Hover over Romans 1:20-22 for proof of God's existence, and over Matthew 5:27-28 for Judgment Day’s perfect standard. Then hover over John 3:16-18 for what God did, and over Acts 17:30-31 for what to do.

Tuesday, September 2, 2008

The Religion of Atheism

"We have told all of you a gazillion times: atheism is NOT a religion." G.E.

It’s interesting to note that one definition of religion is:

"A cause, principle, or activity pursued with zeal or conscientious devotion."

That rightly describes the ardent atheist cause. Despite protests to the contrary by its faithful adherents, atheism is a form of religion.

Though their numbers are small—-only 2 percent of the world’s 6.5 billion inhabitants—atheists are an ever-growing group of people with a "belief" system. Although many flinch at the thought that they have faith in anything, they believe that there’s no God, and even have "works" to confirm it.

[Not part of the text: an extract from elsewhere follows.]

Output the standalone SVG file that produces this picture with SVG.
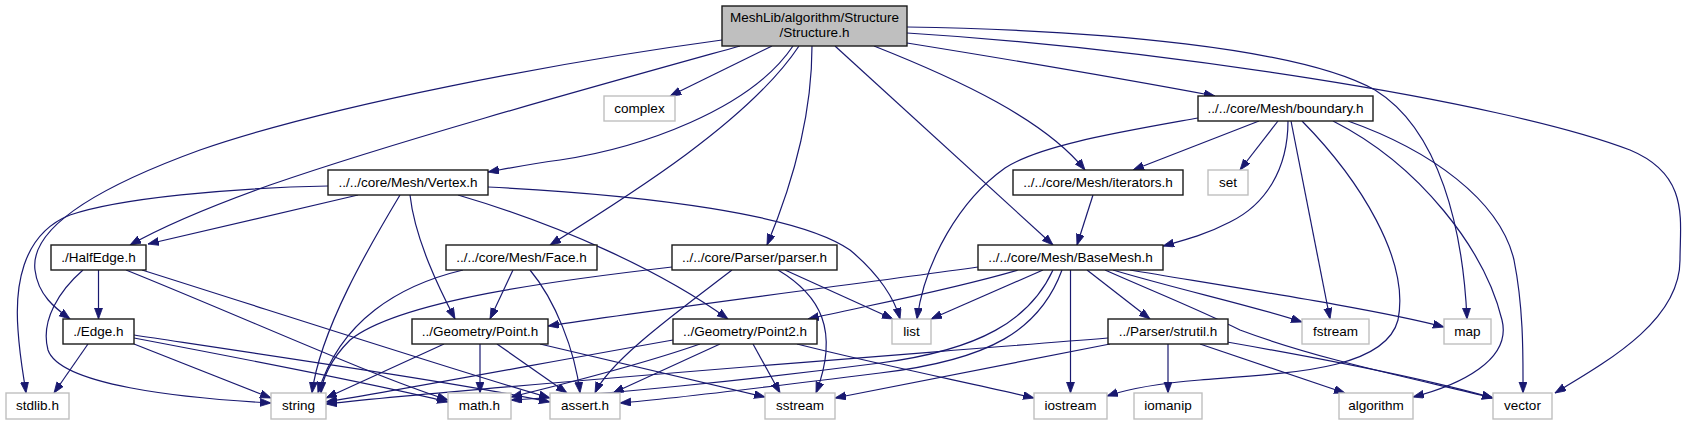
<svg xmlns="http://www.w3.org/2000/svg" width="1687" height="425" viewBox="0 0 1687 425">
<style>
.n rect{fill:#fff;stroke:#1a1a1a;stroke-width:1.4}
.x rect{fill:#fff;stroke:#bfbfbf;stroke-width:1.4}
.r rect{fill:#bfbfbf;stroke:#1a1a1a;stroke-width:1.4}
text{font-family:"Liberation Sans",Arial,sans-serif;font-size:13.5px;fill:#000;text-anchor:middle}
#edges path{fill:none;stroke:#191970;stroke-width:1.2;marker-end:url(#a)}
</style>
<defs>
<marker id="a" markerUnits="userSpaceOnUse" markerWidth="12" markerHeight="9" refX="11" refY="4" orient="auto">
<path d="M0,0 L11,4 L0,8 z" fill="#191970" stroke="#191970" stroke-width="0.8"/>
</marker>
</defs>
<rect width="1687" height="425" fill="#fff"/>
<g id="edges">
<path d="M722,40 C560,62 330,105 200,150 C90,190 30,230 35,270 C38,295 55,308 70,319"/>
<path d="M328,186 C230,188 120,198 70,215 C20,235 15,290 18,330 C20,360 24,378 26,393"/>
<path d="M740,46 C600,85 400,140 270,185 C200,210 160,228 130,245"/>
<path d="M358,195 L148,244"/>
<path d="M793,46 C750,110 640,148 560,160 C530,164 510,168 488,172"/>
<path d="M772,46 L670,96"/>
<path d="M799,46 C750,120 630,195 550,245"/>
<path d="M812,46 C812,120 790,190 767,245"/>
<path d="M835,46 L1053,245"/>
<path d="M874,46 C960,80 1045,120 1085,170"/>
<path d="M907,43 C1000,58 1140,82 1215,96"/>
<path d="M907,27 C1100,30 1300,48 1375,90 C1440,130 1463,230 1467,319"/>
<path d="M907,33 C1150,48 1500,100 1630,150 C1690,175 1680,220 1680,260 C1680,320 1610,360 1555,393"/>
<path d="M1259,121 L1133,170"/>
<path d="M1278,121 L1240,170"/>
<path d="M1198,118 C1120,132 1040,145 1005,168 C960,200 925,260 917,319"/>
<path d="M1288,121 C1288,170 1265,205 1230,222 C1205,235 1185,240 1163,246"/>
<path d="M1291,121 L1330,319"/>
<path d="M1302,121 C1360,180 1410,260 1398,320 C1385,370 1290,373 1200,380 C1150,384 1125,390 1107,396"/>
<path d="M1333,121 C1420,165 1485,250 1502,320 C1512,360 1460,385 1413,397"/>
<path d="M1348,121 C1430,150 1500,200 1514,260 C1524,310 1523,360 1523,393"/>
<path d="M1093,195 L1077,245"/>
<path d="M400,195 C370,245 320,330 312,393"/>
<path d="M410,195 C415,240 440,290 455,319"/>
<path d="M458,195 C560,225 660,270 728,319"/>
<path d="M488,187 C650,195 800,215 850,250 C880,275 895,300 900,319"/>
<path d="M98.5,270 L98.5,319"/>
<path d="M83,270 C60,290 40,320 48,350 C60,385 180,398 271,403"/>
<path d="M126,270 C250,320 370,375 448,400"/>
<path d="M142,270 C300,320 470,375 550,398"/>
<path d="M463,270 C400,285 340,320 318,393"/>
<path d="M513,270 L490,319"/>
<path d="M530,270 C555,300 575,350 580,393"/>
<path d="M672,267 C560,280 400,300 350,340 C330,360 322,380 321,393"/>
<path d="M732,270 C680,310 610,360 595,393"/>
<path d="M778,270 C820,295 840,330 816,393"/>
<path d="M785,270 L893,319"/>
<path d="M88,344 L54,393"/>
<path d="M134,344 L271,398"/>
<path d="M134,338 C250,360 380,385 448,402"/>
<path d="M134,335 C300,360 470,385 550,402"/>
<path d="M444,344 L326,398"/>
<path d="M480,344 L480,393"/>
<path d="M497,344 L567,393"/>
<path d="M540,344 L765,397"/>
<path d="M673,340 C560,360 400,390 326,402"/>
<path d="M700,344 C640,365 560,385 511,397"/>
<path d="M720,344 L613,393"/>
<path d="M753,344 L780,393"/>
<path d="M797,344 C880,365 980,385 1034,398"/>
<path d="M978,267 C850,285 650,310 548,326"/>
<path d="M1018,270 C950,290 870,305 808,319"/>
<path d="M1043,270 L931,319"/>
<path d="M1053,270 C1030,320 980,350 880,363 C750,380 600,395 511,400"/>
<path d="M1062,270 C1040,330 990,360 880,373 C760,388 680,398 620,403"/>
<path d="M1070.5,270 L1070.5,393"/>
<path d="M1087,270 L1150,319"/>
<path d="M1113,270 C1180,290 1250,305 1302,322"/>
<path d="M1130,270 C1250,290 1380,310 1444,327"/>
<path d="M1105,270 C1150,290 1200,310 1240,330 C1320,360 1420,380 1493,398"/>
<path d="M1108,338 C900,355 500,385 326,404"/>
<path d="M1110,344 L835,398"/>
<path d="M1168,344 L1168,393"/>
<path d="M1200,344 L1345,393"/>
<path d="M1227,342 C1330,360 1430,380 1493,398"/>
</g>
<g id="root" class="r"><rect x="722" y="6" width="185" height="40"/><text x="814.5" y="22">MeshLib/algorithm/Structure</text><text x="814.5" y="37">/Structure.h</text></g>
<g id="complex" class="x"><rect x="604" y="96" width="71" height="25"/><text x="639.5" y="113">complex</text></g>
<g id="boundary" class="n"><rect x="1198" y="96" width="175" height="25"/><text x="1285.5" y="113">../../core/Mesh/boundary.h</text></g>
<g id="vertex" class="n"><rect x="328" y="170" width="160" height="25"/><text x="408" y="187">../../core/Mesh/Vertex.h</text></g>
<g id="iterators" class="n"><rect x="1013" y="170" width="170" height="25"/><text x="1098" y="187">../../core/Mesh/iterators.h</text></g>
<g id="set" class="x"><rect x="1208" y="170" width="40" height="25"/><text x="1228" y="187">set</text></g>
<g id="halfedge" class="n"><rect x="51" y="245" width="95" height="25"/><text x="98.5" y="262">./HalfEdge.h</text></g>
<g id="face" class="n"><rect x="446" y="245" width="151" height="25"/><text x="521.5" y="262">../../core/Mesh/Face.h</text></g>
<g id="parser" class="n"><rect x="672" y="245" width="165" height="25"/><text x="754.5" y="262">../../core/Parser/parser.h</text></g>
<g id="basemesh" class="n"><rect x="978" y="245" width="185" height="25"/><text x="1070.5" y="262">../../core/Mesh/BaseMesh.h</text></g>
<g id="edge" class="n"><rect x="63" y="319" width="71" height="25"/><text x="98.5" y="336">./Edge.h</text></g>
<g id="point" class="n"><rect x="412" y="319" width="136" height="25"/><text x="480" y="336">../Geometry/Point.h</text></g>
<g id="point2" class="n"><rect x="673" y="319" width="144" height="25"/><text x="745" y="336">../Geometry/Point2.h</text></g>
<g id="list" class="x"><rect x="892" y="319" width="39" height="25"/><text x="911.5" y="336">list</text></g>
<g id="strutil" class="n"><rect x="1108" y="319" width="120" height="25"/><text x="1168" y="336">../Parser/strutil.h</text></g>
<g id="fstream" class="x"><rect x="1302" y="319" width="67" height="25"/><text x="1335.5" y="336">fstream</text></g>
<g id="map" class="x"><rect x="1444" y="319" width="47" height="25"/><text x="1467.5" y="336">map</text></g>
<g id="stdlib" class="x"><rect x="6" y="393" width="63" height="26"/><text x="37.5" y="410">stdlib.h</text></g>
<g id="string" class="x"><rect x="271" y="393" width="55" height="26"/><text x="298.5" y="410">string</text></g>
<g id="math" class="x"><rect x="448" y="393" width="63" height="26"/><text x="479.5" y="410">math.h</text></g>
<g id="assert" class="x"><rect x="550" y="393" width="70" height="26"/><text x="585" y="410">assert.h</text></g>
<g id="sstream" class="x"><rect x="765" y="393" width="70" height="26"/><text x="800" y="410">sstream</text></g>
<g id="iostream" class="x"><rect x="1034" y="393" width="73" height="26"/><text x="1070.5" y="410">iostream</text></g>
<g id="iomanip" class="x"><rect x="1134" y="393" width="68" height="26"/><text x="1168" y="410">iomanip</text></g>
<g id="algorithm" class="x"><rect x="1339" y="393" width="74" height="26"/><text x="1376" y="410">algorithm</text></g>
<g id="vector" class="x"><rect x="1493" y="393" width="59" height="26"/><text x="1522.5" y="410">vector</text></g>
</svg>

Their lifestyle is fruit of their belief system.

LAW OF THE LAND
Court rules atheism a religion
Decides 1st Amendment protects prison inmate's right to start study group
© 2008 WorldNetDaily.com

A federal court of appeals ruled yesterday Wisconsin prison officials violated an inmate's rights because they did not treat atheism as a religion. "Atheism is [the inmate's] religion, and the group that he wanted to start was religious in nature even though it expressly rejects a belief in a supreme being," the 7th Circuit Court of Appeals said.

The court decided the inmate's First Amendment rights were violated because the prison refused to allow him to create a study group for atheists. Brian Fahling, senior trial attorney for the American Family Association Center for Law & Policy, called the court's ruling "a sort of Alice in Wonderland jurisprudence."

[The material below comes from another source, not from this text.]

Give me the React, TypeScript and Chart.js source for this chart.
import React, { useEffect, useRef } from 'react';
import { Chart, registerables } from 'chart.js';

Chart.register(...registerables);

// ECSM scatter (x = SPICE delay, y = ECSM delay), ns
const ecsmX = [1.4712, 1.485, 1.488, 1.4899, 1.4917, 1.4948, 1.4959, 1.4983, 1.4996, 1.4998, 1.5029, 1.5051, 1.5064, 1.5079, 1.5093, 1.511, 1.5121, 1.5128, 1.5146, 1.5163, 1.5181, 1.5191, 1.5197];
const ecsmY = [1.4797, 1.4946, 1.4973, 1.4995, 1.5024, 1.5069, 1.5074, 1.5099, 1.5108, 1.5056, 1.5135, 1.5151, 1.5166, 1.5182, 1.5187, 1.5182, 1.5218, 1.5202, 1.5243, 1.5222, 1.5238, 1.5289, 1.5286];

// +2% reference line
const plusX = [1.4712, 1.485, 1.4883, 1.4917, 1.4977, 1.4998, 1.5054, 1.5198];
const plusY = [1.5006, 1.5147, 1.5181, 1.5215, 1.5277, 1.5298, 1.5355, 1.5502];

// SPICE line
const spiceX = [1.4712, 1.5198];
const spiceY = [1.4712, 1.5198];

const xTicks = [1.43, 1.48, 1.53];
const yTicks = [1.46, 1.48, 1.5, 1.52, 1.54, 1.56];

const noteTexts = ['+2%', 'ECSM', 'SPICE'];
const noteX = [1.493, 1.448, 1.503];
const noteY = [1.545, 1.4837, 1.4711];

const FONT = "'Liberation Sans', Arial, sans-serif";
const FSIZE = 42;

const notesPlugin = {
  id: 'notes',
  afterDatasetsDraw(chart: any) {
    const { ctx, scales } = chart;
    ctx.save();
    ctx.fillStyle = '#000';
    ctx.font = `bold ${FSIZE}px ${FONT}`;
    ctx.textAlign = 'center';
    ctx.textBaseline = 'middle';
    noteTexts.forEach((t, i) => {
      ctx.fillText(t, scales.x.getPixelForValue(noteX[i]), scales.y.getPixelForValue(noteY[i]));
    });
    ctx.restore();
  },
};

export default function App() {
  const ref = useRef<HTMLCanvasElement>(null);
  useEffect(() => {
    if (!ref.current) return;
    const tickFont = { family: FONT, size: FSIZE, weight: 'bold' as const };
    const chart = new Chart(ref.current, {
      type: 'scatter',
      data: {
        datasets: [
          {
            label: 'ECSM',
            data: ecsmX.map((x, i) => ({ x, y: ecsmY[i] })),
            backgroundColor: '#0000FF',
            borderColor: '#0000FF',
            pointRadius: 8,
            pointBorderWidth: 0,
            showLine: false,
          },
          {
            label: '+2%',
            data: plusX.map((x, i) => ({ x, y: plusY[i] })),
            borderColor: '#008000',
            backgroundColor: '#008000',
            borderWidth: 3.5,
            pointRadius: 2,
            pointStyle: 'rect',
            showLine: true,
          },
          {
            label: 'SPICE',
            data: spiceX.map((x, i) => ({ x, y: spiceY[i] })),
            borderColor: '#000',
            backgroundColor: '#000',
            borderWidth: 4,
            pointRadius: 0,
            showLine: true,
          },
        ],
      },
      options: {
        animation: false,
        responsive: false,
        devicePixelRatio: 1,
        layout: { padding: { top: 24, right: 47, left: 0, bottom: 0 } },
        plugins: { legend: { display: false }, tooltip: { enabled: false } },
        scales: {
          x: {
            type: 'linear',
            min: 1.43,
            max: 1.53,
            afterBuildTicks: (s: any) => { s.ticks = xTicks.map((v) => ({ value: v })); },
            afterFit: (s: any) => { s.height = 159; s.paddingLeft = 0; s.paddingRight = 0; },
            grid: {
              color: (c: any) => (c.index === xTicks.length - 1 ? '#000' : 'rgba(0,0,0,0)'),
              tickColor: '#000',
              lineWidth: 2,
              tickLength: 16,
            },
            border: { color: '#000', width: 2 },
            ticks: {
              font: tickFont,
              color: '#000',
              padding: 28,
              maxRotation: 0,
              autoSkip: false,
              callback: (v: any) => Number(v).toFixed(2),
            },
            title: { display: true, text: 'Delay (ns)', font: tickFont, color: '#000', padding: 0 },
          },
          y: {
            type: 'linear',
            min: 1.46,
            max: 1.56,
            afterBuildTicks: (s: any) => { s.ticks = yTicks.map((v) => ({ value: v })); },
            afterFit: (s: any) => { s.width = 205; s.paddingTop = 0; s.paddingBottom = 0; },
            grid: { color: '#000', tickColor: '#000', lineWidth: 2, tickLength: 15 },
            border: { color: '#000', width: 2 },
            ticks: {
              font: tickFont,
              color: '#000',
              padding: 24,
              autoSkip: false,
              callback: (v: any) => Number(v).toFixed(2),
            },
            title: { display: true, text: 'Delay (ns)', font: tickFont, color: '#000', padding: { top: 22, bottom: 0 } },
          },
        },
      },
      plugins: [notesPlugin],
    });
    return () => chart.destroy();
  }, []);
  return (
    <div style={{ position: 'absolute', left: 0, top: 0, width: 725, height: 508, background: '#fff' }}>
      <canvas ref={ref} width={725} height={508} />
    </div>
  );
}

"Up is down, and atheism, the antithesis of religion, is religion," said Fahling.
The Supreme Court has said a religion need not be based on a belief in the existence of a supreme being. In the 1961 case of Torcaso v. Watkins, the court described "secular humanism" as a religion.

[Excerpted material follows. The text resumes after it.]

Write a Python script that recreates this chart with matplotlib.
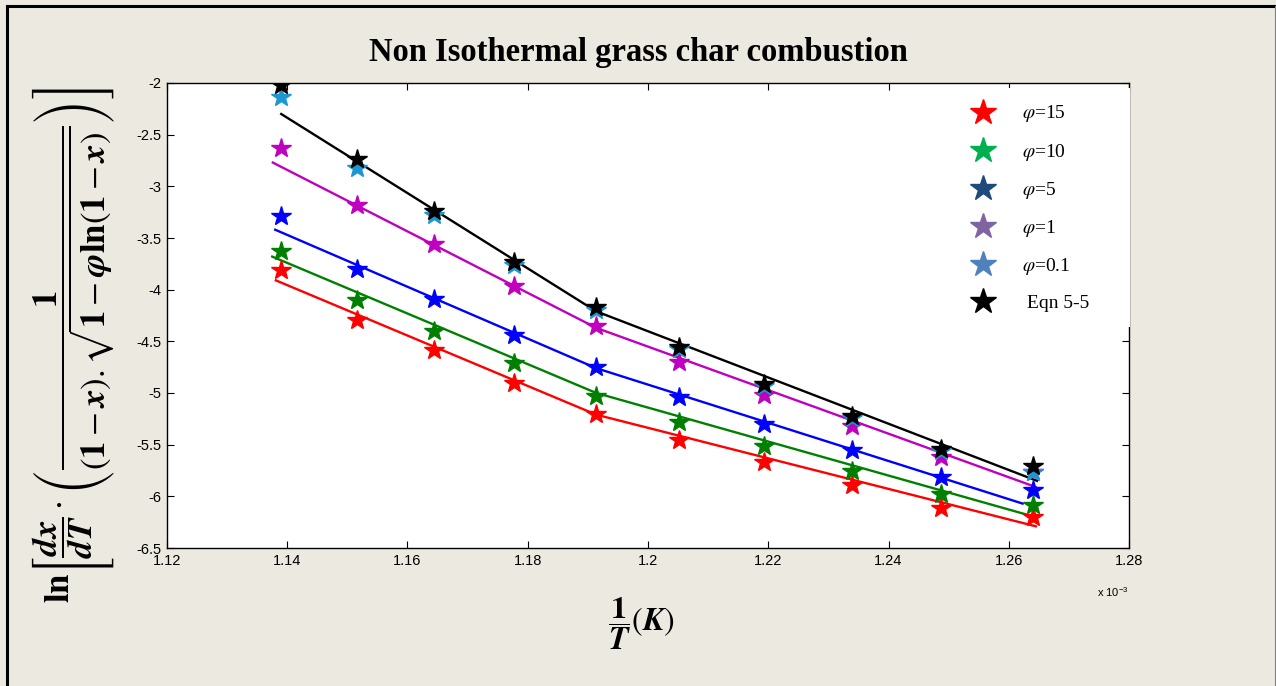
import numpy as np
import matplotlib
matplotlib.use('Agg')
import matplotlib.pyplot as plt
from matplotlib.lines import Line2D
from matplotlib.patches import Rectangle

plt.rcParams['mathtext.fontset'] = 'stix'

# 1/T values, in units of 1e-3 1/K
inv_T = [1.1390, 1.1516, 1.1644, 1.1777, 1.1914, 1.2052, 1.2193, 1.2339, 1.2487, 1.2640]

# measured points (stars)
phi15 = [-3.81, -4.29, -4.58, -4.90, -5.20, -5.45, -5.67, -5.89, -6.11, -6.20]
phi10 = [-3.63, -4.10, -4.40, -4.71, -5.03, -5.28, -5.51, -5.75, -5.98, -6.08]
phi5 = [-3.29, -3.80, -4.09, -4.44, -4.75, -5.04, -5.30, -5.55, -5.81, -5.94]
phi1 = [-2.63, -3.18, -3.56, -3.96, -4.35, -4.70, -5.02, -5.32, -5.62, -5.76]
phi01 = [-2.14, -2.82, -3.28, -3.76, -4.20, -4.57, -4.93, -5.24, -5.56, -5.76]
eqn55 = [-2.02, -2.74, -3.235, -3.73, -4.17, -4.55, -4.91, -5.22, -5.54, -5.71]

# fitted lines (start, break, end)
fit_x = {
    'eqn': [1.1390, 1.1914, 1.2647],
    'p1': [1.1376, 1.1914, 1.2645],
    'p5': [1.1380, 1.1914, 1.2623],
    'p10': [1.1375, 1.1914, 1.2644],
    'p15': [1.1381, 1.1914, 1.2645],
}
fit_y = {
    'eqn': [-2.30, -4.21, -5.85],
    'p1': [-2.77, -4.37, -5.91],
    'p5': [-3.42, -4.76, -6.07],
    'p10': [-3.68, -5.00, -6.20],
    'p15': [-3.91, -5.21, -6.29],
}

xticks = [1.12, 1.14, 1.16, 1.18, 1.2, 1.22, 1.24, 1.26, 1.28]
xticklabels = ['1.12', '1.14', '1.16', '1.18', '1.2', '1.22', '1.24', '1.26', '1.28']
yticks = [-6.5, -6, -5.5, -5, -4.5, -4, -3.5, -3, -2.5, -2]
yticklabels = ['-6.5', '-6', '-5.5', '-5', '-4.5', '-4', '-3.5', '-3', '-2.5', '-2']

leg_labels = [r'$\varphi$=15', r'$\varphi$=10', r'$\varphi$=5', r'$\varphi$=1', r'$\varphi$=0.1', ' Eqn 5-5']
leg_colors = ['#FF0000', '#00B050', '#1F497D', '#8064A2', '#4F81BD', '#000000']

W, H = 1276, 686
fig = plt.figure(figsize=(W / 100, H / 100), dpi=100, facecolor='#ECE9E0')
ax = fig.add_axes([167 / W, 1 - 548 / H, 962 / W, 465 / H])

ms = 14.5
star_series = [(phi15, '#FF0000'), (phi10, '#008000'), (phi5, '#0000FF'),
               (phi1, '#BF00BF'), (phi01, '#1E96D2'), (eqn55, '#000000')]
line_series = [('p15', '#FF0000'), ('p10', '#008000'), ('p5', '#0000FF'),
               ('p1', '#BF00BF'), ('eqn', '#000000')]
for key, c in line_series:
    ax.plot(fit_x[key], fit_y[key], '-', color=c, lw=1.7, zorder=2)
for ys, c in star_series:
    ax.plot(inv_T, ys, '*', color=c, ms=ms, mec=c, zorder=3)

ax.set_xlim(1.12, 1.28)
ax.set_ylim(-6.5, -2)
ax.set_xticks(xticks)
ax.set_xticklabels(xticklabels)
ax.set_yticks(yticks)
ax.set_yticklabels(yticklabels)
ax.tick_params(direction='in', top=True, right=True, length=5, width=0.8,
               labelsize=10.5, pad=4)
for lab in ax.get_xticklabels() + ax.get_yticklabels():
    lab.set_fontfamily('Liberation Sans')
for s in ax.spines.values():
    s.set_linewidth(1.0)

fig.text(1097 / W, 1 - 592 / H, r'x 10$^{\mathregular{-3}}$', fontsize=8,
         fontfamily='Liberation Sans', va='center')

# title
fig.text(638 / W, 1 - 52 / H, 'Non Isothermal grass char combustion',
         fontfamily='Liberation Serif', fontweight='bold', fontsize=23.5,
         ha='center', va='center')

# axis labels
ylab = (r'$\mathbf{ln}\left[\dfrac{\mathbfit{dx}}{\mathbfit{dT}}\cdot\left(\dfrac{\mathbf{1}}'
        r'{(\mathbf{1}-\mathbfit{x}).\sqrt{\mathbf{1}-\mathbfit{\varphi}\mathbf{ln}(\mathbf{1}-\mathbfit{x})}}\right)\right]$')
fig.text(74 / W, 1 - 345 / H, ylab, rotation=90, fontsize=25, ha='center', va='center')
fig.text(641 / W, 1 - 624 / H, r'$\dfrac{\mathbf{1}}{\mathbfit{T}}(\mathbfit{K})$',
         fontsize=23, ha='center', va='center')

# legend box
fig.add_artist(Rectangle((962 / W, 1 - 327 / H), 168 / W, 239 / H,
                         transform=fig.transFigure, facecolor='white',
                         edgecolor='none', zorder=5))
handles = [Line2D([], [], ls='none', marker='*', ms=19, color=c, mec=c) for c in leg_colors]
leg = fig.legend(handles, leg_labels, loc='upper left',
                 bbox_to_anchor=(950 / W, 1 - 86 / H), frameon=False,
                 prop={'family': 'Liberation Serif', 'size': 14},
                 labelspacing=0.88, handlelength=1.6, handletextpad=1.2)
leg.set_zorder(6)

# page frame
fig.add_artist(Line2D([7 / W, 7 / W], [0, 1 - 6 / H], color='black', lw=2.2,
                      transform=fig.transFigure))
fig.add_artist(Line2D([7 / W, 1], [1 - 6 / H, 1 - 6 / H], color='black', lw=2.2,
                      transform=fig.transFigure))
fig.add_artist(Line2D([1 - 1 / W, 1 - 1 / W], [0, 1 - 6 / H], color='#808080', lw=0.8,
                      transform=fig.transFigure))

fig.savefig('out.png', dpi=100, facecolor=fig.get_facecolor())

Fahling said today's ruling was "further evidence of the incoherence of Establishment Clause jurisprudence."

"It is difficult not to be somewhat jaundiced about our courts when they take clauses especially designed to protect religion from the state and turn them on their head by giving protective cover to a belief system, that, by every known definition other than the courts' is not a religion, while simultaneously declaring public expressions of true religious faith to be prohibited," Fahling said.